我想读取 XML 文件并将信息写入 MySQL 数据库(本地主机)。
桌子:
CREATE TABLE ClimateMonitoring (
id INT PRIMARY KEY,
name VARCHAR(255),
label VARCHAR(255),
value_type INT,
offset FLOAT,
gain FLOAT,
precision_level INT,
value VARCHAR(255),
unit VARCHAR(50),
sensor_date DATETIME,
insert_date DATETIME DEFAULT CURRENT_TIMESTAMP
);
代码:
from lxml import etree
import mysql.connector
def parse_and_insert_to_mysql(file_path, db_config):
conn = None
cursor = None
data_found = False
try:
# Parse the XML file using lxml
print("Parsing XML file using lxml...")
tree = etree.parse(file_path)
root = tree.getroot()
print("XML file parsed successfully.")
# Print the root tag to verify successful parsing
print(f"Root tag: {root.tag}")
# Define the namespace
namespace = {'icom': 'something'}
# Connect to the MySQL database
print("Connecting to MySQL database...")
conn = mysql.connector.connect(**db_config)
cursor = conn.cursor()
print("Connected to MySQL database.")
# Extract data and insert into the database
for item in root.findall('icom:Item', namespaces=namespace):
data_found = True # Set flag to true if at least one item is found
item_id = item.attrib['id']
name = item.attrib['name']
label = item.find('icom:Label', namespaces=namespace).text
value_element = item.find('icom:Value', namespaces=namespace)
value_type = value_element.attrib['valueType']
offset = value_element.attrib['offset']
gain = value_element.attrib['gain']
precision_level = value_element.attrib['precision']

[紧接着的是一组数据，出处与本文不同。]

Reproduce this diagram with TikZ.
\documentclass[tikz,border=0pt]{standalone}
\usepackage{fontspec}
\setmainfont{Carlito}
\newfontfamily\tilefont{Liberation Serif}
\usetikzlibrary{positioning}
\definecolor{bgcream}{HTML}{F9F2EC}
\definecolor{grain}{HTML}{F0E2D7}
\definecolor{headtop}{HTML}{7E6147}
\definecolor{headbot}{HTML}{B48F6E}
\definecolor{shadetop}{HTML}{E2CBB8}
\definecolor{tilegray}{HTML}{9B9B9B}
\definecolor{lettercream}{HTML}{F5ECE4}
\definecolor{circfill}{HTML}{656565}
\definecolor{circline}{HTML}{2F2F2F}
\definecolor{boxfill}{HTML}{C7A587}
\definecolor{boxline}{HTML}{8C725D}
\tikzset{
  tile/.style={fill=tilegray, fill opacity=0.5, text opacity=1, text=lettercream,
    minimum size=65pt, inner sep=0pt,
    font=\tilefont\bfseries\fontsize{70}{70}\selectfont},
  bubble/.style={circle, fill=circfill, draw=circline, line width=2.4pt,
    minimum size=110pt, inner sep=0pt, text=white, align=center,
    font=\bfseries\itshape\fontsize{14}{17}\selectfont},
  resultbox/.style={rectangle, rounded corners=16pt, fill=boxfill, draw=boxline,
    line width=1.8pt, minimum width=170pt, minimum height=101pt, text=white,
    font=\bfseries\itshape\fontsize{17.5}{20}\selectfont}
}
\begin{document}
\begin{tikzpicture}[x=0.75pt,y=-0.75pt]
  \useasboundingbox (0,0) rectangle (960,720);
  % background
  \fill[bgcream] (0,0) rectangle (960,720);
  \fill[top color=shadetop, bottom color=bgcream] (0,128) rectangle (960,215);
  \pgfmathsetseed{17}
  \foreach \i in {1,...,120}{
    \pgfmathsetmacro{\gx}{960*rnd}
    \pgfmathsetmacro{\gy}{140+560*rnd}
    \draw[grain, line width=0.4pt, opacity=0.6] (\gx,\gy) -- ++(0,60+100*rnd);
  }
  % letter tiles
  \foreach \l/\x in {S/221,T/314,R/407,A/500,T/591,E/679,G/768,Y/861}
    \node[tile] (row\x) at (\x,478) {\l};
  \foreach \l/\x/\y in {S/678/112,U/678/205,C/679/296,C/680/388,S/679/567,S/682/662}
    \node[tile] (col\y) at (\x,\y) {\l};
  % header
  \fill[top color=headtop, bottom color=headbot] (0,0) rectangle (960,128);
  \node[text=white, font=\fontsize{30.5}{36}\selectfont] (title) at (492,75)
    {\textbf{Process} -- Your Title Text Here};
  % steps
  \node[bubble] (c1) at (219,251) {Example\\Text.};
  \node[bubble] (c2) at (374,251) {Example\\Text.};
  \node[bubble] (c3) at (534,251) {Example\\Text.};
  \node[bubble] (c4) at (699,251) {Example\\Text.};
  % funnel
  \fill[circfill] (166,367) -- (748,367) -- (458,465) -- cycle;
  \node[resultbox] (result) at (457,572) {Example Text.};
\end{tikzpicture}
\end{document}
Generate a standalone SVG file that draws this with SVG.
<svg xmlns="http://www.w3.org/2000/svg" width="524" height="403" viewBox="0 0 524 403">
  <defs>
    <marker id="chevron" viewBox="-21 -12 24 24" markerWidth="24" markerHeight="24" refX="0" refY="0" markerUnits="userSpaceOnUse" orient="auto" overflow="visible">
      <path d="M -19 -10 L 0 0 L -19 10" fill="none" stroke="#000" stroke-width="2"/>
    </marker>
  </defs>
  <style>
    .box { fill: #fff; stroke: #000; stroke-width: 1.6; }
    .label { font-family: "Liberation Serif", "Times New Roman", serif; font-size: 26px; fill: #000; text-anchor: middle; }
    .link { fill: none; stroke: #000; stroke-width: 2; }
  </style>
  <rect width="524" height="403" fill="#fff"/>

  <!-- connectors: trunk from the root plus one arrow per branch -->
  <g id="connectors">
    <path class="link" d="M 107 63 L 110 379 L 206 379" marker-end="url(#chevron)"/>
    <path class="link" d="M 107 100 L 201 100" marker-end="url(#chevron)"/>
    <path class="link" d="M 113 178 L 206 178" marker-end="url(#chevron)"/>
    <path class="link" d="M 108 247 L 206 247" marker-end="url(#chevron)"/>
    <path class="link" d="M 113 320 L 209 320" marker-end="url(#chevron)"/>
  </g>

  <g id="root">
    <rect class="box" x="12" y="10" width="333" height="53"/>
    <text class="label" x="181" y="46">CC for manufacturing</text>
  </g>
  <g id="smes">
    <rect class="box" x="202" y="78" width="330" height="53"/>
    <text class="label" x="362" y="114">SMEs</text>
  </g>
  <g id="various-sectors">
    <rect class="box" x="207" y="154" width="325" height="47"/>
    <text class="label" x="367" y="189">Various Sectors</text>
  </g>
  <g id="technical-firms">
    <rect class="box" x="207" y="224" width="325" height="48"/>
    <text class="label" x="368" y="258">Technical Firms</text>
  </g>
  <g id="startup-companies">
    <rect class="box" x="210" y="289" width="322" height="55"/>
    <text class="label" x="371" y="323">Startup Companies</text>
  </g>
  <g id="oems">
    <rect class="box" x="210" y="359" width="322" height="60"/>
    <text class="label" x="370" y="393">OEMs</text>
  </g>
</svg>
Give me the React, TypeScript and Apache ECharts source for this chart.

value = value_element.text
unit = item.find('icom:Unit', namespaces=namespace).text if item.find('icom:Unit', namespaces=namespace) is not None else ''
sensor_date = '2024-10-05 00:00:00'
# Debugging: Print each value to verify correctness
print(f"Preparing to insert: id={item_id}, name={name}, label={label}, value_type={value_type}, offset={offset}, gain={gain}, precision_level={precision_level}, value={value}, unit={unit}, sensor_date={sensor_date}")
insert_query = (
"INSERT INTO ClimateMonitoring (id, name, label, value_type, offset, gain, precision_level, value, unit, sensor_date) "
"VALUES (%s, %s, %s, %s, %s, %s, %s, %s, %s, %s)"
)
try:
cursor.execute(insert_query, (item_id, name, label, value_type, offset, gain, precision_level, value, unit, sensor_date))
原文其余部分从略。